Local schools respond to Pfizer vaccine authorization for children

Pullman Public Schools will not require vaccinations for children ages 5-11; children receive two 10 microgram doses three weeks apart



The U.S. Food and Drug Administration authorized the Pfizer-BioNTech COVID-19 vaccine for children ages 5-11 on Oct. 29.

ABBY SONNICHSEN, Evergreen Photographer

Pullman Public Schools will not require students to be vaccinated to attend school. This announcement follows the U.S. Food and Drug Administration’s authorization of the Pfizer-BioNTech COVID-19 vaccine for children ages 5-11 on Oct. 29. 

“This is a great opportunity for our elementary-age students to be able to access the COVID vaccine,” said Superintendent Bob Maxwell. “We think [this] will enable us to continue to make progress in returning to pre-pandemic life in an education system.” 

The school district will provide information for parents so they can make a decision about vaccinating their children, Maxwell said. 

“Vaccines are one of the tools in the toolbox to control this pandemic and [get] past it,” he said. “It’s important for our community to get back on track.”

Michelle Hyatt, Pullman Public Schools nurse, said the district is following guidance from the Centers for Disease Control and Prevention to continue providing education. This includes requiring everyone over the age of 5 to wear masks, practicing social distancing, encouraging regular hand washing and all other recommendations from the CDC. 

“We’re working with the health department, helping our families get information about the vaccine and then ultimately leaving it up to families to decide what’s best for them,” Hyatt said.

Brenda Boyd, WSU Children’s Center executive director, said the center has implemented many changes to continue providing childcare and keep children safe. 

Currently, the center follows the CDC guidelines requiring all teaching personnel and children over the age of 5 to wear masks and maintain social distance. The center replaced self-serve dining with individual servings. Children also stay with one group so they are not mixing with other classrooms to help limit exposure, Boyd said.

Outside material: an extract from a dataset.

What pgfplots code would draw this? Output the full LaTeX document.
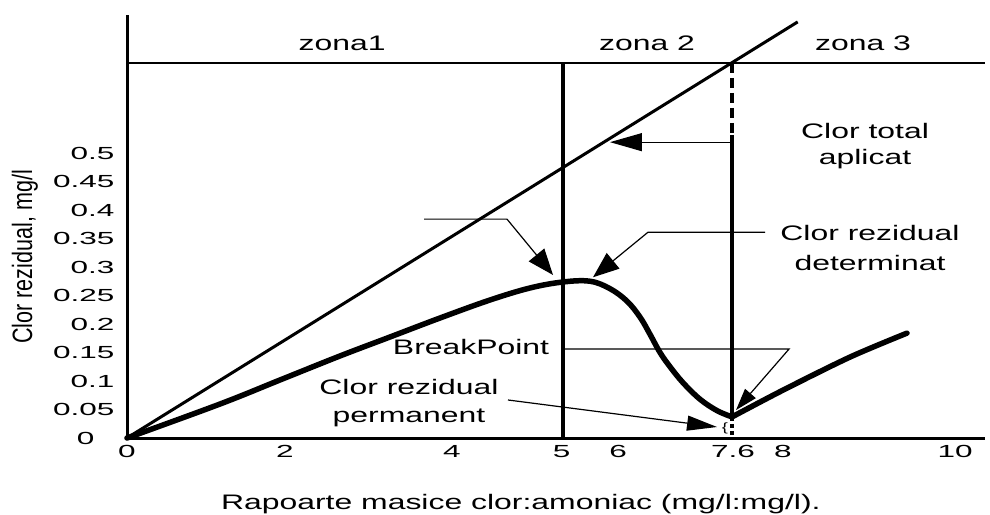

“We’re … licensed by the Department of Children, Youth, and Families in Washington State, [so] we’ll be following whatever requirements that they set for us to maintain our licensing,” Boyd said.  

The vaccine was studied in roughly 3,100 children ages 5-11 and was found to be 90.7 percent effective in preventing COVID-19. There were no serious side effects detected, according to the FDA website.

Children are administered two doses three weeks apart. They are given a lower dosage, 10 micrograms, compared to the dosage for people 12 years and older, which is 30 micrograms, according to the website. 

Children ages 5-11 make up nearly 40 percent of all U.S. COVID-19 cases in children under the age of 18. Out of those cases, over 8,300 COVID-19 cases have resulted in hospitalization and there have been 146 deaths, according to the website. 

Pediatric vaccines became nationally accessible Monday, according to the CDC website.